■ **Task directions**:
Starting at the first line of the listing below, retype each line up to and including the one that contains "import seaborn as sns". Leave pictures out.

■ **Data**:
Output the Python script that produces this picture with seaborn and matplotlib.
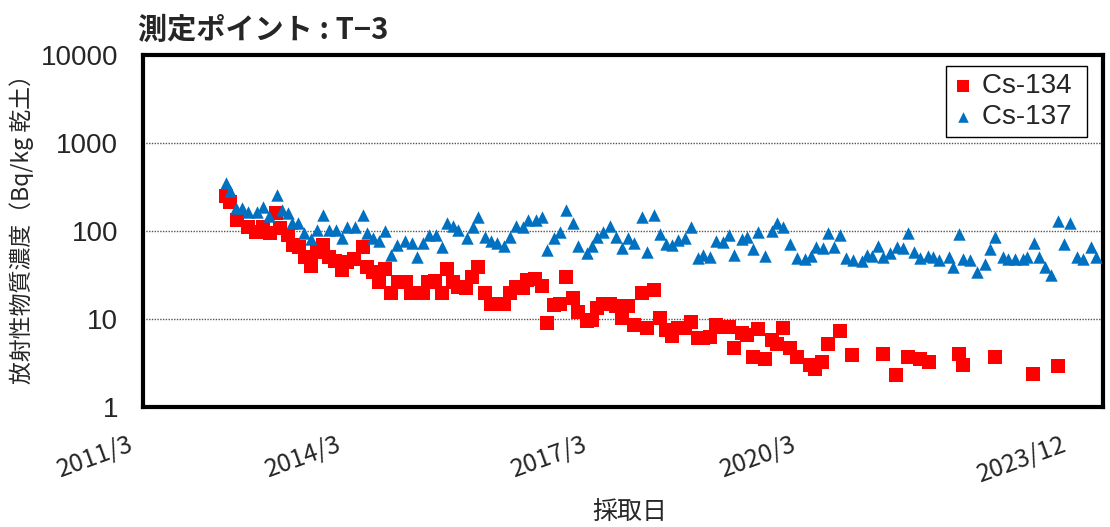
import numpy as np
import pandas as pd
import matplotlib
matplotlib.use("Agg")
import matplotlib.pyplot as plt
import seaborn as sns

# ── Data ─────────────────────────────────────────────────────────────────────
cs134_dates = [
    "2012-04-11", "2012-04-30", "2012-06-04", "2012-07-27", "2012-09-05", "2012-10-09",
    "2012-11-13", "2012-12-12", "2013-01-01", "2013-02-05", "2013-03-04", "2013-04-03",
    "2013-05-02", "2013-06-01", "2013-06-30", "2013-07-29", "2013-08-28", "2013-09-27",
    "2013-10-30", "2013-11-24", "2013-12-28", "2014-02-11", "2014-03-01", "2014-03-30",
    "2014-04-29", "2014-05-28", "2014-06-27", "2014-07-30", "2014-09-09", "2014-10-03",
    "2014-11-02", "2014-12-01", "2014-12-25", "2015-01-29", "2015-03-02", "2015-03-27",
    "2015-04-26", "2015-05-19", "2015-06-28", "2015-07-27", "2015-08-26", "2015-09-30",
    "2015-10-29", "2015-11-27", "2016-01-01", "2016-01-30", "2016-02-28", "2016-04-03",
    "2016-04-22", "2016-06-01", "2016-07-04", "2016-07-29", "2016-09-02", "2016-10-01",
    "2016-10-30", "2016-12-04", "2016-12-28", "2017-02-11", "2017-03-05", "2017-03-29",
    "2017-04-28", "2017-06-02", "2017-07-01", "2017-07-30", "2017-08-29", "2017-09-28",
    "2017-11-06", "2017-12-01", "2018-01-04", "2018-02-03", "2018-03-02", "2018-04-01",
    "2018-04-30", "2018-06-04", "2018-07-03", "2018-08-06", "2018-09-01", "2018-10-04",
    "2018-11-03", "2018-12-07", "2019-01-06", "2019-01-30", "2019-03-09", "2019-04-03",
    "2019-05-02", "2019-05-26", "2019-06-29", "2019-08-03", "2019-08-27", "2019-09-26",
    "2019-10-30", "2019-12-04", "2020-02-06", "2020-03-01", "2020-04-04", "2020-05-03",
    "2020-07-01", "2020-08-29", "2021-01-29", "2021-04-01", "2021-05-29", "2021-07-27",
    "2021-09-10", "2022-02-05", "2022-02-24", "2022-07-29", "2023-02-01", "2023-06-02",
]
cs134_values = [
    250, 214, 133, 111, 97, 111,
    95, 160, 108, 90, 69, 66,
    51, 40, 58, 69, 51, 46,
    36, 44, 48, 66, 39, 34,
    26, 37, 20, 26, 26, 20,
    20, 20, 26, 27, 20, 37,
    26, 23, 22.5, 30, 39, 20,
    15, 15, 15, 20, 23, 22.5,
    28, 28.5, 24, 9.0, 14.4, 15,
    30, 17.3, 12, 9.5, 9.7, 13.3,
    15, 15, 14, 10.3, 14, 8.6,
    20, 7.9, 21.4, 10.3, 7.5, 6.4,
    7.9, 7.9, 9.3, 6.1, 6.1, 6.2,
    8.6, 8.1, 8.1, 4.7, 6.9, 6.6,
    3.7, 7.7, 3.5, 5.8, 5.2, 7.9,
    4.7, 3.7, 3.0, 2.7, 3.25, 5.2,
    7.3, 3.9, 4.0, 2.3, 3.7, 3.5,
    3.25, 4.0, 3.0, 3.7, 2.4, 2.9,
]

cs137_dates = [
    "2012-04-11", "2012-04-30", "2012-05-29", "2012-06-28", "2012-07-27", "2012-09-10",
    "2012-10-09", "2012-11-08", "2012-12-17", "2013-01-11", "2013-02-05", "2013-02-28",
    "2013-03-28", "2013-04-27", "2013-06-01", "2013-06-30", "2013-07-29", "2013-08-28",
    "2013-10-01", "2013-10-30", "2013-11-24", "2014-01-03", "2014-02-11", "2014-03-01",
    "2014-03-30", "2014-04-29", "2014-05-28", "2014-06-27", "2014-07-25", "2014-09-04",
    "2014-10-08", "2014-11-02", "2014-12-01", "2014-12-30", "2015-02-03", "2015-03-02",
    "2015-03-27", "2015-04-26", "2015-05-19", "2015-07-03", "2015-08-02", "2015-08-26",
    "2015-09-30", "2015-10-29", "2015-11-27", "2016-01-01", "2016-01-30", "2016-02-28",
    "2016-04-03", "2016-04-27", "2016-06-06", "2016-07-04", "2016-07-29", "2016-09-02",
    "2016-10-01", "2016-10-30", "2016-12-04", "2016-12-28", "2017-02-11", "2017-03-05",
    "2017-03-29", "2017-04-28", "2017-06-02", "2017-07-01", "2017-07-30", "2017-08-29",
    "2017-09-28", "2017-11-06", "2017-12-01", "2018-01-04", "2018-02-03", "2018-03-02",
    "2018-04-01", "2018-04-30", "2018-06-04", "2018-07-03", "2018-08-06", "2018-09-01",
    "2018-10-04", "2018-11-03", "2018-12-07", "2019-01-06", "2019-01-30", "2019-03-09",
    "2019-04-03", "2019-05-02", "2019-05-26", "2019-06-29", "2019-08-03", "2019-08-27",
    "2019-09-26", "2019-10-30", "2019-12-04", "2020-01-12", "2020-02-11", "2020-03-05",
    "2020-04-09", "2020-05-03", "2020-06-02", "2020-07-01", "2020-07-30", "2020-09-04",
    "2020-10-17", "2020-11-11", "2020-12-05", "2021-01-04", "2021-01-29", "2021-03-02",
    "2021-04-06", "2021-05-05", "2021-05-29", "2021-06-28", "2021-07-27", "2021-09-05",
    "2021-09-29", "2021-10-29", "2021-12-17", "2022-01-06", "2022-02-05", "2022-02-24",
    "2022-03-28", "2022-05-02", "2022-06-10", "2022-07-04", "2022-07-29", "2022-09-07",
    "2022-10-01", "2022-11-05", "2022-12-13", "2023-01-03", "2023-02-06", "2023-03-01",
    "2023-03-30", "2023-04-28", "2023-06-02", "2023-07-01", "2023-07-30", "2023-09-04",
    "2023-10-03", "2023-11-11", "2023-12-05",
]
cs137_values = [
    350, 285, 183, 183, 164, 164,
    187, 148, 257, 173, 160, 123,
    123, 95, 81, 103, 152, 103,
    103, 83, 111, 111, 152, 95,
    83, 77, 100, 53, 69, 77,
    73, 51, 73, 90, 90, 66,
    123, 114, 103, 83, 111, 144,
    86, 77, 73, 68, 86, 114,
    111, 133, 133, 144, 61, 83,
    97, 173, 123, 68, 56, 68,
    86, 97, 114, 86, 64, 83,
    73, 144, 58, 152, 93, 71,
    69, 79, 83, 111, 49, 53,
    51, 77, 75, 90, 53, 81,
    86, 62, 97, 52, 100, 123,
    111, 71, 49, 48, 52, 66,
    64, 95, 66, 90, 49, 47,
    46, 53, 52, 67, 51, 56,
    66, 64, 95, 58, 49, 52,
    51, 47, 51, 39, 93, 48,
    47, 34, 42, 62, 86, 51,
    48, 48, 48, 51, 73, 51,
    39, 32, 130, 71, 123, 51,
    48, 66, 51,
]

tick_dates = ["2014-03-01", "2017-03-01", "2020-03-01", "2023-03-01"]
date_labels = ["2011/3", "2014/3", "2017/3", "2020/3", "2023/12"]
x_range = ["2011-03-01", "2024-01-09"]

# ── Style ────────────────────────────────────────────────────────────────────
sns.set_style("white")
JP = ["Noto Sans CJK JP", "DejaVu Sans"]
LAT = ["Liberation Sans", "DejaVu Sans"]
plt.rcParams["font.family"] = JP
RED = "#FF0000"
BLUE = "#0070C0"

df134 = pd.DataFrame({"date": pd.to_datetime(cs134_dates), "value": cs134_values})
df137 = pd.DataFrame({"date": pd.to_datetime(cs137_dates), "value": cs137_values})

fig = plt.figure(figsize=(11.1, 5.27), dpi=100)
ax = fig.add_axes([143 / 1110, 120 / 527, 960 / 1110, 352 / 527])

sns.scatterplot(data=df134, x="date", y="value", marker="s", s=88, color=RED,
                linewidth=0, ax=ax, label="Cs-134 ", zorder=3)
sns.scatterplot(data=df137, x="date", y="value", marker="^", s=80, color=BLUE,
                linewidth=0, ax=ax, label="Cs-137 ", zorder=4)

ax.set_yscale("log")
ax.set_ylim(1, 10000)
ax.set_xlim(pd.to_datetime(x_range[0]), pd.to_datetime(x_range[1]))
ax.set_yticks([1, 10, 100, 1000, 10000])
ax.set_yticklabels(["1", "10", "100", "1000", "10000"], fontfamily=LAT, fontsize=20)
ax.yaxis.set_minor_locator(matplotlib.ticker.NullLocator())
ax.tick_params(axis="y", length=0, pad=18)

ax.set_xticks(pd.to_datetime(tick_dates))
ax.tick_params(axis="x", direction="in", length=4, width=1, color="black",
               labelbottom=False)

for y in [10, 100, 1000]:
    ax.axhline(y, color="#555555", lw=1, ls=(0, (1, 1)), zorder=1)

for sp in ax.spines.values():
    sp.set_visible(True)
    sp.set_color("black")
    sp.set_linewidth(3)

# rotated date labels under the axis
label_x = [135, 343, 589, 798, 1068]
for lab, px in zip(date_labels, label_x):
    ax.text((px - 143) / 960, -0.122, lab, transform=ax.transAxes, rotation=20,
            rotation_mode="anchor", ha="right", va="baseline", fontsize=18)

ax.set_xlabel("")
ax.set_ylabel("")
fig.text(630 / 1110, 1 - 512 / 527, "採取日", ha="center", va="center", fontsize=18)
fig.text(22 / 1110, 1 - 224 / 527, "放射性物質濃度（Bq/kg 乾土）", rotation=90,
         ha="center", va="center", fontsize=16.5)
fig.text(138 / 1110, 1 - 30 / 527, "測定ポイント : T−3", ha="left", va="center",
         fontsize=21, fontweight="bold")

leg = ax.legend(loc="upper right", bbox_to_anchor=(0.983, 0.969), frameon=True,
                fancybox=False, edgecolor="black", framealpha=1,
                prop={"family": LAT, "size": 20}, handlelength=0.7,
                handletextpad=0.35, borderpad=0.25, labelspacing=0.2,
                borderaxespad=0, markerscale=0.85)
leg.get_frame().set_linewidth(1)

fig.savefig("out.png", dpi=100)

■ **Full answer**:
Output the Python script that produces this picture with seaborn and matplotlib.
import numpy as np
import pandas as pd
import matplotlib
matplotlib.use("Agg")
import matplotlib.pyplot as plt
import seaborn as sns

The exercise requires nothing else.